=== Provided material ===
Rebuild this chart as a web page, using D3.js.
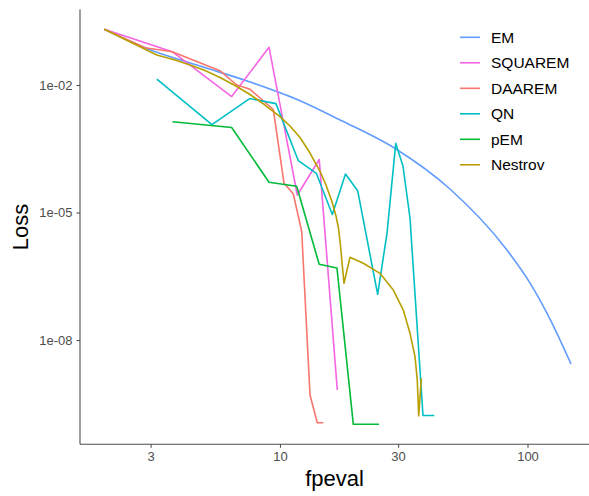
<!DOCTYPE html>
<html>
<head>
<meta charset="utf-8">
<script src="https://cdn.jsdelivr.net/npm/d3@7"></script>
<style>
  html, body { margin: 0; padding: 0; background: #fff; }
  svg { display: block; }
  text { font-family: "Liberation Sans", Arial, Helvetica, sans-serif; }
</style>
</head>
<body>
<svg id="chart" width="589" height="496"></svg>
<script>
// Loss per function evaluation for each acceleration method
const methods = ["EM", "SQUAREM", "DAAREM", "QN", "pEM", "Nestrov"];
const colors  = ["#619CFF", "#F564E3", "#F8766D", "#00BFC4", "#00BA38", "#B79F00"];

const emFpeval = [1.95, 2.93, 4.75, 7.57, 12.05, 17.5, 29.4, 48.6, 82.6, 102.4, 123.3, 150];
const emLoss   = [0.2045, 0.0703, 0.028, 0.01177, 0.00427, 0.0015, 3.12e-4, 3.57e-5, 1.31e-6, 2.19e-7, 3.12e-8, 2.72e-9];

const squaremFpeval = [1.95, 3.67, 6.38, 9.03, 11.75, 14.41, 17.04];
const squaremLoss   = [0.2045, 0.0607, 0.00536, 0.0771, 2.58e-5, 1.767e-4, 6.66e-10];

const daaremFpeval = [1.95, 2.85, 3.67, 5.72, 6.69, 7.57, 9.40, 10.38, 11.32, 12.24, 13.22, 14.15, 14.96];
const daaremLoss   = [0.2045, 0.0754, 0.0607, 0.02171, 0.01, 0.00792, 0.00265, 4.94e-5, 2.72e-5, 3.57e-6, 5.08e-10, 1.133e-10, 1.133e-10];

const qnFpeval = [3.18, 5.31, 7.54, 9.63, 11.86, 14.02, 16.27, 18.39, 20.60, 24.81, 27.06, 29.35, 31.40, 33.52, 37.82, 42.02];
const qnLoss   = [0.01369, 0.00117, 0.00479, 0.00365, 1.655e-4, 8.36e-5, 8.97e-6, 8.05e-5, 3.26e-5, 1.19e-7, 3.24e-6, 4.25e-4, 1.242e-4, 7.42e-6, 1.674e-10, 1.674e-10];

const pemFpeval = [3.68, 6.38, 9.03, 11.68, 14.40, 16.99, 19.78, 25.12];
const pemLoss   = [0.001369, 0.001, 5.16e-5, 4.13e-5, 6.04e-7, 4.94e-7, 1.039e-10, 1.039e-10];

const nestrovFpeval = [1.95, 3.18, 3.765, 4.329, 4.977, 5.722, 6.579, 7.566, 8.697, 10, 10.975, 12.05, 13.22,
  14.50, 15.34, 16.23, 16.84, 17.23, 17.55, 17.80, 18.14, 19.18, 21.71, 25.35, 28.70, 31.49, 33.52, 35.12,
  35.86, 36.35, 37.23];
const nestrovLoss   = [0.2045, 0.0508, 0.0387, 0.02955, 0.02194, 0.01501, 0.00973, 0.00598, 0.00338, 0.001795,
  0.001085, 5.82e-4, 2.51e-4, 9.47e-5, 4.44e-5, 1.767e-5, 8.27e-6, 4.32e-6, 1.72e-6, 6.84e-7, 2.16e-7, 8.83e-7,
  6.38e-7, 3.71e-7, 1.50e-7, 5.08e-8, 1.437e-8, 4.05e-9, 1.145e-9, 1.628e-10, 1.256e-9];

const xTicks = [3, 10, 30, 100];
const yTicks = [1e-2, 1e-5, 1e-8];
const yTickLabels = ["1e-02", "1e-05", "1e-08"];

const xDomain = [1.556, 177.2];
const yDomain = [3.52e-11, 0.5976];

const seriesX = [emFpeval, squaremFpeval, daaremFpeval, qnFpeval, pemFpeval, nestrovFpeval];
const seriesY = [emLoss, squaremLoss, daaremLoss, qnLoss, pemLoss, nestrovLoss];
const series = methods.map((name, i) => ({
  name, color: colors[i],
  points: seriesX[i].map((x, j) => ({ x, y: seriesY[i][j] }))
}));

const panel = { left: 80, right: 589, top: 9.5, bottom: 444.3 };
const svg = d3.select("#chart");

const x = d3.scaleLog().domain(xDomain).range([panel.left, panel.right]);
const y = d3.scaleLog().domain(yDomain).range([panel.bottom, panel.top]);

// data lines, drawn in legend order
const line = d3.line().x(d => x(d.x)).y(d => y(d.y));
const smooth = d3.line().x(d => x(d.x)).y(d => y(d.y)).curve(d3.curveMonotoneX);
svg.append("g").selectAll("path").data(series).join("path")
  .attr("fill", "none")
  .attr("stroke", d => d.color)
  .attr("stroke-width", 1.6)
  .attr("stroke-linejoin", "round")
  .attr("d", d => (d.name === "EM" ? smooth : line)(d.points));

// axes
const axisColor = "#4d4d4d";
const xAxis = svg.append("g").attr("transform", `translate(0,${panel.bottom})`)
  .call(d3.axisBottom(x).tickValues(xTicks).tickFormat(d3.format("d")).tickSize(3.5).tickPadding(4));
const yAxis = svg.append("g").attr("transform", `translate(${panel.left},0)`)
  .call(d3.axisLeft(y).tickValues(yTicks).tickFormat((d, i) => yTickLabels[i]).tickSize(3.5).tickPadding(4));
[xAxis, yAxis].forEach(g => {
  g.select(".domain").remove();
  g.selectAll(".tick line").attr("stroke", axisColor).attr("stroke-width", 1.1);
  g.selectAll(".tick text").attr("fill", axisColor).style("font-size", "13px")
    .style("font-family", "'Liberation Sans', Arial, sans-serif");
});
svg.append("line").attr("x1", panel.left).attr("x2", panel.right)
  .attr("y1", panel.bottom).attr("y2", panel.bottom)
  .attr("stroke", axisColor).attr("stroke-width", 1.1);
svg.append("line").attr("x1", panel.left).attr("x2", panel.left)
  .attr("y1", panel.top).attr("y2", panel.bottom)
  .attr("stroke", axisColor).attr("stroke-width", 1.1);

// axis titles
svg.append("text").attr("x", (panel.left + panel.right) / 2).attr("y", 486)
  .attr("text-anchor", "middle").style("font-size", "22px").attr("fill", "#000")
  .text("fpeval");
svg.append("text").attr("transform", `translate(28,${(panel.top + panel.bottom) / 2}) rotate(-90)`)
  .attr("text-anchor", "middle").style("font-size", "22px").attr("fill", "#000")
  .text("Loss");

// legend
const legend = svg.append("g").attr("transform", "translate(460,37.3)");
const rows = legend.selectAll("g").data(series).join("g")
  .attr("transform", (d, i) => `translate(0,${i * 25.5})`);
rows.append("line").attr("x1", 0).attr("x2", 20).attr("y1", 0).attr("y2", 0)
  .attr("stroke", d => d.color).attr("stroke-width", 1.6);
rows.append("text").attr("x", 31).attr("y", 0).attr("dy", "0.36em")
  .style("font-size", "15.5px").attr("fill", "#000").text(d => d.name);
</script>
</body>
</html>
===
Given request: Reproduce the whole listing word for word, setting aside any pictures.

Correct answer:
Rebuild this chart as a web page, using D3.js.
<!DOCTYPE html>
<html>
<head>
<meta charset="utf-8">
<script src="https://cdn.jsdelivr.net/npm/d3@7"></script>
<style>
  html, body { margin: 0; padding: 0; background: #fff; }
  svg { display: block; }
  text { font-family: "Liberation Sans", Arial, Helvetica, sans-serif; }
</style>
</head>
<body>
<svg id="chart" width="589" height="496"></svg>
<script>
// Loss per function evaluation for each acceleration method
const methods = ["EM", "SQUAREM", "DAAREM", "QN", "pEM", "Nestrov"];
const colors  = ["#619CFF", "#F564E3", "#F8766D", "#00BFC4", "#00BA38", "#B79F00"];

const emFpeval = [1.95, 2.93, 4.75, 7.57, 12.05, 17.5, 29.4, 48.6, 82.6, 102.4, 123.3, 150];
const emLoss   = [0.2045, 0.0703, 0.028, 0.01177, 0.00427, 0.0015, 3.12e-4, 3.57e-5, 1.31e-6, 2.19e-7, 3.12e-8, 2.72e-9];

const squaremFpeval = [1.95, 3.67, 6.38, 9.03, 11.75, 14.41, 17.04];
const squaremLoss   = [0.2045, 0.0607, 0.00536, 0.0771, 2.58e-5, 1.767e-4, 6.66e-10];

const daaremFpeval = [1.95, 2.85, 3.67, 5.72, 6.69, 7.57, 9.40, 10.38, 11.32, 12.24, 13.22, 14.15, 14.96];
const daaremLoss   = [0.2045, 0.0754, 0.0607, 0.02171, 0.01, 0.00792, 0.00265, 4.94e-5, 2.72e-5, 3.57e-6, 5.08e-10, 1.133e-10, 1.133e-10];

const qnFpeval = [3.18, 5.31, 7.54, 9.63, 11.86, 14.02, 16.27, 18.39, 20.60, 24.81, 27.06, 29.35, 31.40, 33.52, 37.82, 42.02];
const qnLoss   = [0.01369, 0.00117, 0.00479, 0.00365, 1.655e-4, 8.36e-5, 8.97e-6, 8.05e-5, 3.26e-5, 1.19e-7, 3.24e-6, 4.25e-4, 1.242e-4, 7.42e-6, 1.674e-10, 1.674e-10];

const pemFpeval = [3.68, 6.38, 9.03, 11.68, 14.40, 16.99, 19.78, 25.12];
const pemLoss   = [0.001369, 0.001, 5.16e-5, 4.13e-5, 6.04e-7, 4.94e-7, 1.039e-10, 1.039e-10];

const nestrovFpeval = [1.95, 3.18, 3.765, 4.329, 4.977, 5.722, 6.579, 7.566, 8.697, 10, 10.975, 12.05, 13.22,
  14.50, 15.34, 16.23, 16.84, 17.23, 17.55, 17.80, 18.14, 19.18, 21.71, 25.35, 28.70, 31.49, 33.52, 35.12,
  35.86, 36.35, 37.23];
const nestrovLoss   = [0.2045, 0.0508, 0.0387, 0.02955, 0.02194, 0.01501, 0.00973, 0.00598, 0.00338, 0.001795,
  0.001085, 5.82e-4, 2.51e-4, 9.47e-5, 4.44e-5, 1.767e-5, 8.27e-6, 4.32e-6, 1.72e-6, 6.84e-7, 2.16e-7, 8.83e-7,
  6.38e-7, 3.71e-7, 1.50e-7, 5.08e-8, 1.437e-8, 4.05e-9, 1.145e-9, 1.628e-10, 1.256e-9];

const xTicks = [3, 10, 30, 100];
const yTicks = [1e-2, 1e-5, 1e-8];
const yTickLabels = ["1e-02", "1e-05", "1e-08"];

const xDomain = [1.556, 177.2];
const yDomain = [3.52e-11, 0.5976];

const seriesX = [emFpeval, squaremFpeval, daaremFpeval, qnFpeval, pemFpeval, nestrovFpeval];
const seriesY = [emLoss, squaremLoss, daaremLoss, qnLoss, pemLoss, nestrovLoss];
const series = methods.map((name, i) => ({
  name, color: colors[i],
  points: seriesX[i].map((x, j) => ({ x, y: seriesY[i][j] }))
}));

const panel = { left: 80, right: 589, top: 9.5, bottom: 444.3 };
const svg = d3.select("#chart");

const x = d3.scaleLog().domain(xDomain).range([panel.left, panel.right]);
const y = d3.scaleLog().domain(yDomain).range([panel.bottom, panel.top]);

// data lines, drawn in legend order
const line = d3.line().x(d => x(d.x)).y(d => y(d.y));
const smooth = d3.line().x(d => x(d.x)).y(d => y(d.y)).curve(d3.curveMonotoneX);
svg.append("g").selectAll("path").data(series).join("path")
  .attr("fill", "none")
  .attr("stroke", d => d.color)
  .attr("stroke-width", 1.6)
  .attr("stroke-linejoin", "round")
  .attr("d", d => (d.name === "EM" ? smooth : line)(d.points));

// axes
const axisColor = "#4d4d4d";
const xAxis = svg.append("g").attr("transform", `translate(0,${panel.bottom})`)
  .call(d3.axisBottom(x).tickValues(xTicks).tickFormat(d3.format("d")).tickSize(3.5).tickPadding(4));
const yAxis = svg.append("g").attr("transform", `translate(${panel.left},0)`)
  .call(d3.axisLeft(y).tickValues(yTicks).tickFormat((d, i) => yTickLabels[i]).tickSize(3.5).tickPadding(4));
[xAxis, yAxis].forEach(g => {
  g.select(".domain").remove();
  g.selectAll(".tick line").attr("stroke", axisColor).attr("stroke-width", 1.1);
  g.selectAll(".tick text").attr("fill", axisColor).style("font-size", "13px")
    .style("font-family", "'Liberation Sans', Arial, sans-serif");
});
svg.append("line").attr("x1", panel.left).attr("x2", panel.right)
  .attr("y1", panel.bottom).attr("y2", panel.bottom)
  .attr("stroke", axisColor).attr("stroke-width", 1.1);
svg.append("line").attr("x1", panel.left).attr("x2", panel.left)
  .attr("y1", panel.top).attr("y2", panel.bottom)
  .attr("stroke", axisColor).attr("stroke-width", 1.1);

// axis titles
svg.append("text").attr("x", (panel.left + panel.right) / 2).attr("y", 486)
  .attr("text-anchor", "middle").style("font-size", "22px").attr("fill", "#000")
  .text("fpeval");
svg.append("text").attr("transform", `translate(28,${(panel.top + panel.bottom) / 2}) rotate(-90)`)
  .attr("text-anchor", "middle").style("font-size", "22px").attr("fill", "#000")
  .text("Loss");

// legend
const legend = svg.append("g").attr("transform", "translate(460,37.3)");
const rows = legend.selectAll("g").data(series).join("g")
  .attr("transform", (d, i) => `translate(0,${i * 25.5})`);
rows.append("line").attr("x1", 0).attr("x2", 20).attr("y1", 0).attr("y2", 0)
  .attr("stroke", d => d.color).attr("stroke-width", 1.6);
rows.append("text").attr("x", 31).attr("y", 0).attr("dy", "0.36em")
  .style("font-size", "15.5px").attr("fill", "#000").text(d => d.name);
</script>
</body>
</html>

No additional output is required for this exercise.